Work instructions — Make an exact copy of the lines, leaving the pictures out.

[Figure scripts]
::::::::

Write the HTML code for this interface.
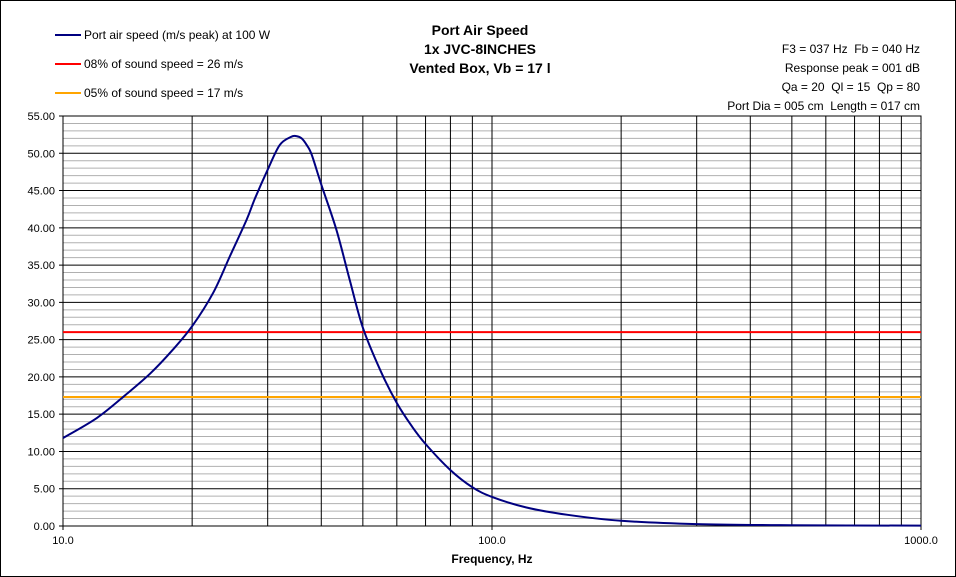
<!DOCTYPE html>
<html><head><meta charset="utf-8"><style>
body{margin:0;background:#fff}
svg{display:block;font-family:"Liberation Sans",Arial,sans-serif}
text{white-space:pre}
</style></head><body>
<svg id="c" width="956" height="577" viewBox="0 0 956 577">
<rect x="0.5" y="0.5" width="955" height="576" fill="#fff" stroke="#000"/>
<g id="grid"></g>
<g id="marks"></g>
<g font-size="14" font-weight="bold" text-anchor="middle" fill="#000">
<text x="480" y="35">Port Air Speed</text>
<text x="480" y="54">1x JVC-8INCHES</text>
<text x="480" y="73">Vented Box, Vb = 17 l</text>
</g>
<g font-size="12" text-anchor="end" fill="#000" xml:space="preserve">
<text x="920" y="53" xml:space="preserve">F3 = 037 Hz  Fb = 040 Hz</text>
<text x="920" y="72" xml:space="preserve">Response peak = 001 dB</text>
<text x="920" y="91" xml:space="preserve">Qa = 20  Ql = 15  Qp = 80</text>
<text x="920" y="110" xml:space="preserve">Port Dia = 005 cm  Length = 017 cm</text>
</g>
<g font-size="12" fill="#000">
<g><line x1="55" y1="35" x2="81" y2="35" stroke="#000080" stroke-width="2"/><text x="84" y="39">Port air speed (m/s peak) at 100 W</text></g>
<g><line x1="55" y1="64" x2="81" y2="64" stroke="#ff0000" stroke-width="2"/><text x="84" y="68">08% of sound speed = 26 m/s</text></g>
<g><line x1="55" y1="93" x2="81" y2="93" stroke="#ffa500" stroke-width="2"/><text x="84" y="97">05% of sound speed = 17 m/s</text></g>
</g>
<text x="492" y="563" font-size="12" font-weight="bold" text-anchor="middle">Frequency, Hz</text>
</svg>
<script>
const freqs=[10,12,14,16,18,20,22.4,24.5,26.8,28,30,32,34,35,36,37,38,40,43.4,46.6,50,55,60,65,70,80,90,100,120,150,200,300,500,1000];
const speeds=[11.8,14.5,17.6,20.5,23.6,26.8,31.3,36.2,41.1,43.9,47.8,51.1,52.2,52.3,52.0,51.1,49.8,45.8,39.7,33.0,26.6,20.8,16.5,13.4,11.0,7.5,5.2,3.9,2.5,1.5,0.7,0.25,0.1,0.05];
const limit8=[26];
const limit5=[17.3];
const yTicks=[0,5,10,15,20,25,30,35,40,45,50,55];
const xTickLabels=["10.0","100.0","1000.0"];
const L=63,R=921,T=116,B=526;
const NS="http://www.w3.org/2000/svg";
const X=f=>L+(R-L)*(Math.log10(f)-1)/2;
const Y=v=>B-(B-T)*v/55;
function mk(p,tag,a){const e=document.createElementNS(NS,tag);for(const k in a)e.setAttribute(k,a[k]);p.appendChild(e);return e;}
const g=document.getElementById('grid'),m=document.getElementById('marks');
for(let v=0;v<=55;v++){if(v%5)mk(g,'line',{x1:L,x2:R,y1:Y(v),y2:Y(v),stroke:'#b0b0b0','stroke-width':1});}
for(let d=10;d<1000;d*=10)for(let k=1;k<10;k++){const l=mk(g,'line',{x1:X(d*k),x2:X(d*k),y1:T,y2:B,stroke:'#000','stroke-width':1});

}
yTicks.forEach(v=>{const l=mk(g,'line',{x1:L-4,x2:R,y1:Y(v),y2:Y(v),stroke:'#000','stroke-width':1});


const t=mk(g,'text',{x:L-8,y:Y(v)+4,'font-size':11,'text-anchor':'end'});t.textContent=v.toFixed(2);

});
mk(g,'rect',{x:L,y:T,width:R-L,height:B-T,fill:'none',stroke:'#000'});
xTickLabels.forEach((s,i)=>{const f=Math.pow(10,i+1);mk(g,'line',{x1:X(f),x2:X(f),y1:B,y2:B+4,stroke:'#000'});
const t=mk(g,'text',{x:X(f),y:B+18,'font-size':11,'text-anchor':'middle'});t.textContent=s;

});
const h8=mk(m,'line',{x1:L,x2:R,y1:Y(limit8[0]),y2:Y(limit8[0]),stroke:'#ff0000','stroke-width':2});


const h5=mk(m,'line',{x1:L,x2:R,y1:Y(limit5[0]),y2:Y(limit5[0]),stroke:'#ffa500','stroke-width':2});


const pts=freqs.map((f,i)=>[X(f),Y(speeds[i])]);
let d='M'+pts[0][0]+','+pts[0][1];
for(let i=0;i<pts.length-1;i++){const p0=pts[Math.max(0,i-1)],p1=pts[i],p2=pts[i+1],p3=pts[Math.min(pts.length-1,i+2)];
d+=' C'+(p1[0]+(p2[0]-p0[0])/6)+','+(p1[1]+(p2[1]-p0[1])/6)+' '+(p2[0]-(p3[0]-p1[0])/6)+','+(p2[1]-(p3[1]-p1[1])/6)+' '+p2[0]+','+p2[1];}
const c=mk(m,'path',{d:d,fill:'none',stroke:'#000080','stroke-width':2});


</script>
</body></html>
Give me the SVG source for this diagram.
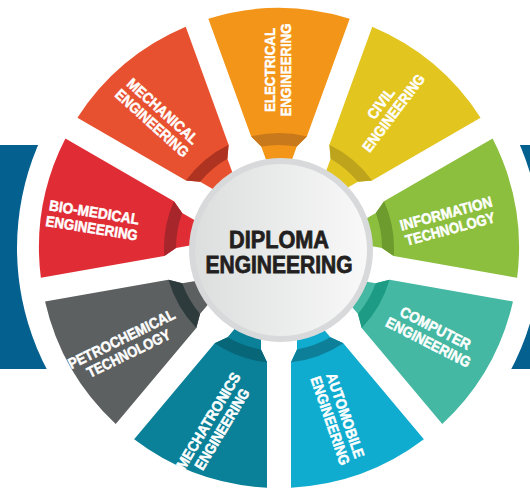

::::::::

Answer to this problem —
Write the HTML code for this interface.
<!DOCTYPE html>
<html><head><meta charset="utf-8"><style>
body{margin:0;background:#fff}
svg{display:block;font-family:"Liberation Sans",Arial,sans-serif}
text{white-space:pre}
</style></head><body>
<svg id="c" width="956" height="577" viewBox="0 0 956 577">
<rect x="0.5" y="0.5" width="955" height="576" fill="#fff" stroke="#000"/>
<g id="grid"></g>
<g id="marks"></g>
<g font-size="14" font-weight="bold" text-anchor="middle" fill="#000">
<text x="480" y="35">Port Air Speed</text>
<text x="480" y="54">1x JVC-8INCHES</text>
<text x="480" y="73">Vented Box, Vb = 17 l</text>
</g>
<g font-size="12" text-anchor="end" fill="#000" xml:space="preserve">
<text x="920" y="53" xml:space="preserve">F3 = 037 Hz  Fb = 040 Hz</text>
<text x="920" y="72" xml:space="preserve">Response peak = 001 dB</text>
<text x="920" y="91" xml:space="preserve">Qa = 20  Ql = 15  Qp = 80</text>
<text x="920" y="110" xml:space="preserve">Port Dia = 005 cm  Length = 017 cm</text>
</g>
<g font-size="12" fill="#000">
<g><line x1="55" y1="35" x2="81" y2="35" stroke="#000080" stroke-width="2"/><text x="84" y="39">Port air speed (m/s peak) at 100 W</text></g>
<g><line x1="55" y1="64" x2="81" y2="64" stroke="#ff0000" stroke-width="2"/><text x="84" y="68">08% of sound speed = 26 m/s</text></g>
<g><line x1="55" y1="93" x2="81" y2="93" stroke="#ffa500" stroke-width="2"/><text x="84" y="97">05% of sound speed = 17 m/s</text></g>
</g>
<text x="492" y="563" font-size="12" font-weight="bold" text-anchor="middle">Frequency, Hz</text>
</svg>
<script>
const freqs=[10,12,14,16,18,20,22.4,24.5,26.8,28,30,32,34,35,36,37,38,40,43.4,46.6,50,55,60,65,70,80,90,100,120,150,200,300,500,1000];
const speeds=[11.8,14.5,17.6,20.5,23.6,26.8,31.3,36.2,41.1,43.9,47.8,51.1,52.2,52.3,52.0,51.1,49.8,45.8,39.7,33.0,26.6,20.8,16.5,13.4,11.0,7.5,5.2,3.9,2.5,1.5,0.7,0.25,0.1,0.05];
const limit8=[26];
const limit5=[17.3];
const yTicks=[0,5,10,15,20,25,30,35,40,45,50,55];
const xTickLabels=["10.0","100.0","1000.0"];
const L=63,R=921,T=116,B=526;
const NS="http://www.w3.org/2000/svg";
const X=f=>L+(R-L)*(Math.log10(f)-1)/2;
const Y=v=>B-(B-T)*v/55;
function mk(p,tag,a){const e=document.createElementNS(NS,tag);for(const k in a)e.setAttribute(k,a[k]);p.appendChild(e);return e;}
const g=document.getElementById('grid'),m=document.getElementById('marks');
for(let v=0;v<=55;v++){if(v%5)mk(g,'line',{x1:L,x2:R,y1:Y(v),y2:Y(v),stroke:'#b0b0b0','stroke-width':1});}
for(let d=10;d<1000;d*=10)for(let k=1;k<10;k++){const l=mk(g,'line',{x1:X(d*k),x2:X(d*k),y1:T,y2:B,stroke:'#000','stroke-width':1});

}
yTicks.forEach(v=>{const l=mk(g,'line',{x1:L-4,x2:R,y1:Y(v),y2:Y(v),stroke:'#000','stroke-width':1});


const t=mk(g,'text',{x:L-8,y:Y(v)+4,'font-size':11,'text-anchor':'end'});t.textContent=v.toFixed(2);

});
mk(g,'rect',{x:L,y:T,width:R-L,height:B-T,fill:'none',stroke:'#000'});
xTickLabels.forEach((s,i)=>{const f=Math.pow(10,i+1);mk(g,'line',{x1:X(f),x2:X(f),y1:B,y2:B+4,stroke:'#000'});
const t=mk(g,'text',{x:X(f),y:B+18,'font-size':11,'text-anchor':'middle'});t.textContent=s;

});
const h8=mk(m,'line',{x1:L,x2:R,y1:Y(limit8[0]),y2:Y(limit8[0]),stroke:'#ff0000','stroke-width':2});


const h5=mk(m,'line',{x1:L,x2:R,y1:Y(limit5[0]),y2:Y(limit5[0]),stroke:'#ffa500','stroke-width':2});


const pts=freqs.map((f,i)=>[X(f),Y(speeds[i])]);
let d='M'+pts[0][0]+','+pts[0][1];
for(let i=0;i<pts.length-1;i++){const p0=pts[Math.max(0,i-1)],p1=pts[i],p2=pts[i+1],p3=pts[Math.min(pts.length-1,i+2)];
d+=' C'+(p1[0]+(p2[0]-p0[0])/6)+','+(p1[1]+(p2[1]-p0[1])/6)+' '+(p2[0]-(p3[0]-p1[0])/6)+','+(p2[1]-(p3[1]-p1[1])/6)+' '+p2[0]+','+p2[1];}
const c=mk(m,'path',{d:d,fill:'none',stroke:'#000080','stroke-width':2});


</script>
</body></html>
Give me the SVG source for this diagram.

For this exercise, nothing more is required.